Biden leads Trump by 57-40% among likely voters in Wisconsin, a state that's now reported to be third in the nation in per capita COVID-19 cases, with a 53% increase in average daily cases in the past two weeks, a record number of hospitalizations and a 112% jump in deaths. That compares with a closer 52-46% in mid-September.

In Michigan, it's 51-44%, Biden-Trump, among likely voters, a slight Biden lead in this poll, produced for ABC by Langer Research Associates. The Senate race there stands at 52% for incumbent Democrat Gary Peters versus 46% for Republican John James, not a statistically significant difference, thus a rare chance this cycle for a GOP pickup, with control of the Senate in the balance.

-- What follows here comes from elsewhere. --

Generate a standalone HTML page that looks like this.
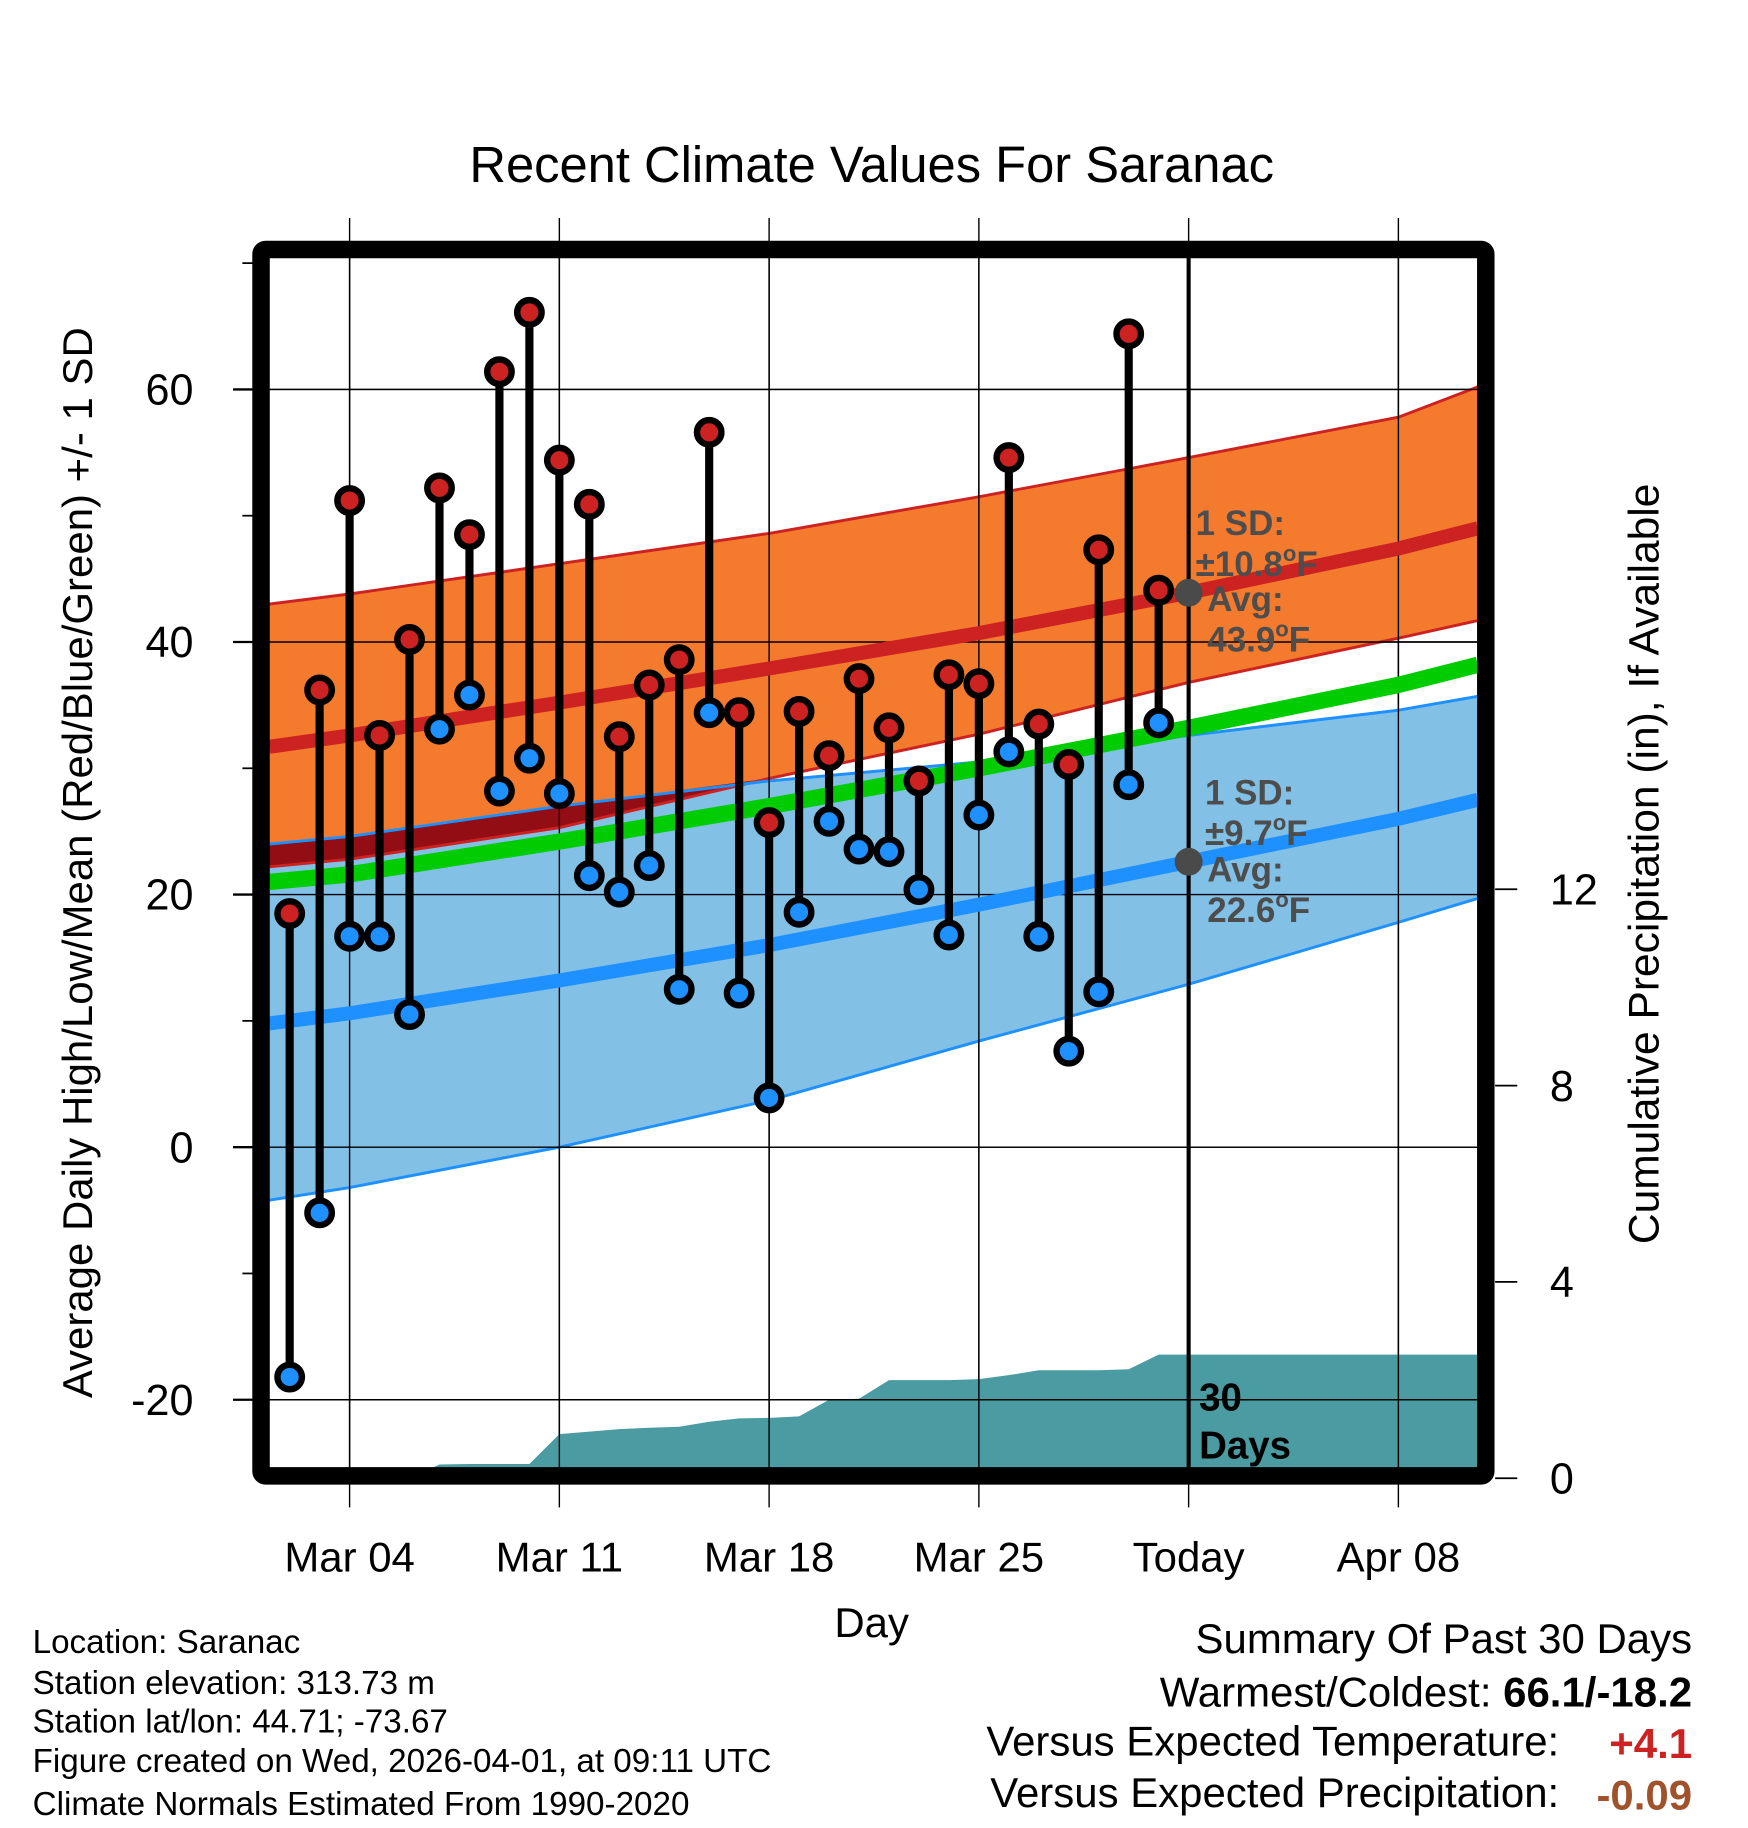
<!DOCTYPE html>
<html><head><meta charset="utf-8">
<style>
html,body{margin:0;padding:0;background:#fff;}
svg{display:block;font-family:"Liberation Sans",Arial,sans-serif;}
</style></head>
<body>
<svg id="chart" width="1748" height="1828" viewBox="0 0 1500 1568" preserveAspectRatio="none" xmlns="http://www.w3.org/2000/svg">
<defs><clipPath id="plotclip"><rect x="231" y="221" width="1037" height="1038"/></clipPath></defs>
<rect x="0" y="0" width="1500" height="1568" fill="#fff"/>
<text x="748" y="156" font-size="43.5" text-anchor="middle">Recent Climate Values For Saranac</text>
<g id="grid"></g>
<g id="bands" clip-path="url(#plotclip)"></g>
<g id="marks"></g>
<g id="frame"></g>
<g id="labels"></g>
</svg>
<script>
// ---- data ----
const dayNums = [2,3,4,5,6,7,8,9,10,11,12,13,14,15,16,17,18,19,20,21,22,23,24,25,26,27,28,29,30,31];
const highs = [18.5,36.2,51.2,32.6,40.2,52.2,48.5,61.4,66.1,54.4,50.9,32.5,36.6,38.6,56.6,34.4,25.7,34.5,31.0,37.1,33.2,29.0,37.4,36.7,54.6,33.5,30.3,47.3,64.4,44.1];
const lows = [-18.2,-5.2,16.7,16.7,10.5,33.1,35.8,28.2,30.8,28.0,21.5,20.2,22.3,12.5,34.4,12.2,3.9,18.6,25.8,23.6,23.4,20.4,16.8,26.3,31.3,16.7,7.6,12.3,28.7,33.6];
const normDays = [1.32,4,11,18,25,32,39,41.65];
const highUpper = [43,43.8,46.2,48.6,51.5,54.6,57.8,60.2];
const highAvg = [31.7,32.6,35.2,37.9,40.7,43.9,47.4,49.0];
const highLower = [22.2,22.8,25.3,29.2,32.7,36.8,40.3,41.7];
const lowUpper = [24,24.6,27,29,30.5,32.6,34.6,35.7];
const lowAvg = [9.8,10.6,13.2,16,19.2,22.6,26,27.5];
const lowLower = [-4.2,-3.2,0,3.7,8.4,12.9,17.8,19.7];
const meanAvg = [21,21.6,24.2,27,30,33.2,36.6,38.2];
const precipDays = [1,2,3,4,5,6,7,8,9,10,11,12,13,14,15,16,17,18,19,20,21,22,23,24,25,26,27,28,29,30,31,41.65];
const precipCum = [0,0,0,0,0,0,0.28,0.29,0.29,0.29,0.9,0.95,1.0,1.03,1.05,1.15,1.22,1.23,1.26,1.6,1.62,2.0,2.0,2.0,2.02,2.1,2.2,2.2,2.2,2.22,2.52,2.52];
const xTickDays = [4,11,18,25,32,39];
const xTickLabels = ["Mar 04","Mar 11","Mar 18","Mar 25","Today","Apr 08"];
const yTicks = [-20,0,20,40,60];
const yMinor = [-10,10,30,50,70];
const pTicks = [0,4,8,12];
const todayDay = 32;
const todayHighAvg = 43.9, todayLowAvg = 22.6;

// ---- axes ----
const xs = d => 300 + (d-4)*25.714;
const ys = v => 984 - v*10.833;
const yp = p => 1268 - p*42.1;
const NS = "http://www.w3.org/2000/svg";
function mk(tag, attrs, parent, text){
  const e = document.createElementNS(NS, tag);
  for (const k in attrs) e.setAttribute(k, attrs[k]);
  if (text !== undefined) e.textContent = text;
  parent.appendChild(e); return e;
}
const svgEl = document.getElementById('chart');
const grid = document.getElementById('grid');
const bands = document.getElementById('bands');
const marks = document.getElementById('marks');
const frame = document.getElementById('frame');
const labels = document.getElementById('labels');

function bandPath(top, bot){
  let s = normDays.map((d,i)=>`${xs(d)},${ys(top[i])}`).join(' ');
  s += ' ' + normDays.map((d,i)=>`${xs(d)},${ys(bot[i])}`).reverse().join(' ');
  return s;
}
function linePts(arr){ return normDays.map((d,i)=>`${xs(d)},${ys(arr[i])}`).join(' '); }
let e;
e = mk('polygon',{points:bandPath(highUpper,highLower),fill:'#f47a2e'},bands);
 
e = mk('polygon',{points:bandPath(lowUpper,lowLower),fill:'#82c0e6'},bands);
 
const ovTop = lowUpper.map((v,i)=>Math.max(v, highLower[i]));
e = mk('polygon',{points:bandPath(ovTop,highLower),fill:'#930e14'},bands);
 
e = mk('polyline',{points:linePts(highUpper),fill:'none',stroke:'#cc2222','stroke-width':2.5},bands);
 
e = mk('polyline',{points:linePts(highLower),fill:'none',stroke:'#cc2222','stroke-width':2.5},bands);
 
e = mk('polyline',{points:linePts(lowUpper),fill:'none',stroke:'#1e90ff','stroke-width':2.5},bands);
 
e = mk('polyline',{points:linePts(lowLower),fill:'none',stroke:'#1e90ff','stroke-width':2.5},bands);
 

let pp = `${xs(precipDays[0])},${yp(0)} ` + precipDays.map((d,i)=>`${xs(d)},${yp(precipCum[i])}`).join(' ') + ` ${xs(precipDays[precipDays.length-1])},${yp(0)}`;
e = mk('polygon',{points:pp,fill:'#4a9ba2'},bands);
 

xTickDays.forEach(d=>{
  e = mk('line',{x1:xs(d),x2:xs(d),y1:187,y2:1293,stroke:'#000','stroke-width':1.2},grid);
   
});
yTicks.forEach(v=>{
  e = mk('line',{x1:200,x2:1268,y1:ys(v),y2:ys(v),stroke:'#000','stroke-width':1.2},grid);
   
});
const grid2 = document.createElementNS(NS,'g');
svgEl.insertBefore(grid2, marks);
xTickDays.forEach(d=>{
  e = mk('line',{x1:xs(d),x2:xs(d),y1:221,y2:1259,stroke:'#000','stroke-width':1.2},grid2);
   
});
yTicks.forEach(v=>{
  e = mk('line',{x1:231,x2:1268,y1:ys(v),y2:ys(v),stroke:'#000','stroke-width':1.2},grid2);
   
});

e = mk('polyline',{points:linePts(meanAvg),fill:'none',stroke:'#00cc00','stroke-width':14},marks);
 
e = mk('polyline',{points:linePts(highAvg),fill:'none',stroke:'#cc2222','stroke-width':12},marks);
 
e = mk('polyline',{points:linePts(lowAvg),fill:'none',stroke:'#1e90ff','stroke-width':12},marks);
 
marks.setAttribute('clip-path','url(#plotclip)');

const marks2 = document.createElementNS(NS,'g');
svgEl.insertBefore(marks2, frame);
e = mk('line',{x1:xs(todayDay),x2:xs(todayDay),y1:221,y2:1259,stroke:'#000','stroke-width':3.5},marks2);
 

dayNums.forEach((d,i)=>{
  const x = xs(d);
  e = mk('line',{x1:x,x2:x,y1:ys(highs[i]),y2:ys(lows[i]),stroke:'#000','stroke-width':7},marks2);
   
  e = mk('circle',{cx:x,cy:ys(highs[i]),r:10.5,fill:'#cc2222',stroke:'#000','stroke-width':5.5},marks2);
   
  e = mk('circle',{cx:x,cy:ys(lows[i]),r:10.5,fill:'#1e90ff',stroke:'#000','stroke-width':5.5},marks2);
   
});

e = mk('circle',{cx:xs(todayDay),cy:ys(todayHighAvg),r:12,fill:'#4a4a4a'},marks2);
 
e = mk('circle',{cx:xs(todayDay),cy:ys(todayLowAvg),r:12,fill:'#4a4a4a'},marks2);
 

e = mk('rect',{x:224,y:214,width:1051,height:1052,fill:'none',stroke:'#000','stroke-width':15,rx:4},frame);
 

yTicks.forEach(v=>{
  e = mk('line',{x1:200,x2:217,y1:ys(v),y2:ys(v),stroke:'#000','stroke-width':2},frame);
   
  e = mk('text',{x:166,y:ys(v)+13,'font-size':37,'text-anchor':'end'},labels,String(v));
   
});
yMinor.forEach(v=>{
  e = mk('line',{x1:208,x2:217,y1:ys(v),y2:ys(v),stroke:'#000','stroke-width':1.5},frame);
   
});
pTicks.forEach(p=>{
  e = mk('line',{x1:1283,x2:1302,y1:yp(p),y2:yp(p),stroke:'#000','stroke-width':1.5},frame);
   
  e = mk('text',{x:1330,y:yp(p)+13,'font-size':37},labels,String(p));
   
});
xTickDays.forEach((d,i)=>{
  e = mk('text',{x:xs(d),y:1348,'font-size':36,'text-anchor':'middle'},labels,xTickLabels[i]);
   
});

labels.insertAdjacentHTML('beforeend',`
<text x="748" y="1404" font-size="36" text-anchor="middle">Day</text>
<text transform="translate(79,740) rotate(-90)" font-size="36" text-anchor="middle">Average Daily High/Low/Mean (Red/Blue/Green) +/- 1 SD</text>
<text transform="translate(1423,741) rotate(-90)" font-size="36.5" text-anchor="middle">Cumulative Precipitation (in), If Available</text>
<g fill="#4d4d4d" font-weight="bold" font-size="30">
<text x="1026" y="459">1 SD:</text>
<text x="1026" y="494">±10.8<tspan font-size="19" dy="-13">o</tspan><tspan dy="13">F</tspan></text>
<text x="1036" y="524">Avg:</text>
<text x="1036" y="559">43.9<tspan font-size="19" dy="-13">o</tspan><tspan dy="13">F</tspan></text>
</g>
<g fill="#4d4d4d" font-weight="bold" font-size="30">
<text x="1034" y="690">1 SD:</text>
<text x="1034" y="725">±9.7<tspan font-size="19" dy="-13">o</tspan><tspan dy="13">F</tspan></text>
<text x="1036" y="756">Avg:</text>
<text x="1036" y="791">22.6<tspan font-size="19" dy="-13">o</tspan><tspan dy="13">F</tspan></text>
</g>
<g font-weight="bold" font-size="33">
<text x="1029" y="1210">30</text><text x="1029" y="1251">Days</text>
</g>
<g font-size="28.5">
<text x="28" y="1418">Location: Saranac</text>
<text x="28" y="1453">Station elevation: 313.73 m</text>
<text x="28" y="1486">Station lat/lon: 44.71; -73.67</text>
<text x="28" y="1520">Figure created on Wed, 2026-04-01, at 09:11 UTC</text>
<text x="28" y="1557">Climate Normals Estimated From 1990-2020</text>
</g>
<g font-size="36">
<text x="1452" y="1418" text-anchor="end">Summary Of Past 30 Days</text>
<text x="1452" y="1464" text-anchor="end">Warmest/Coldest: <tspan font-weight="bold">66.1/-18.2</tspan></text>
<text x="1338" y="1506" text-anchor="end">Versus Expected Temperature:</text>
<text x="1452" y="1508" text-anchor="end" font-weight="bold" fill="#cc2222">+4.1</text>
<text x="1338" y="1550" text-anchor="end">Versus Expected Precipitation:</text>
<text x="1452" y="1552" text-anchor="end" font-weight="bold" fill="#a0522d">-0.09</text>
</g>`);
</script>
</body></html>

[ CLICK HERE TO SEE THE FULL RESULTS FROM THE POLL ]

Vote preference results look very much like views on Trump's performance as president overall, seemingly cementing the contest as a referendum on the incumbent. In Wisconsin, registered voters disapprove rather than approve of his work in office, 58-41%. In Michigan, it's 52-46%. Both nearly match vote preferences.

Behind it all, an atypical election clock is ticking. Thirty-seven percent of likely voters in Wisconsin, and 38% in Michigan, say they've already voted. And an additional 23% in Wisconsin, and 18% in Michigan, say they will vote early or absentee. Early voters are strong Biden groups. The share planning to vote on Election Day -- broadly for Trump -- has fallen from 51% last month to 39% now in Wisconsin. It's 43% in Michigan.

One wildcard is whether voting and vote-counting are aligned. The U.S. Supreme Court on Monday effectively barred the counting of mail-in ballots received in Wisconsin after Election Day, raising the question of how many late-arriving votes will be disqualified.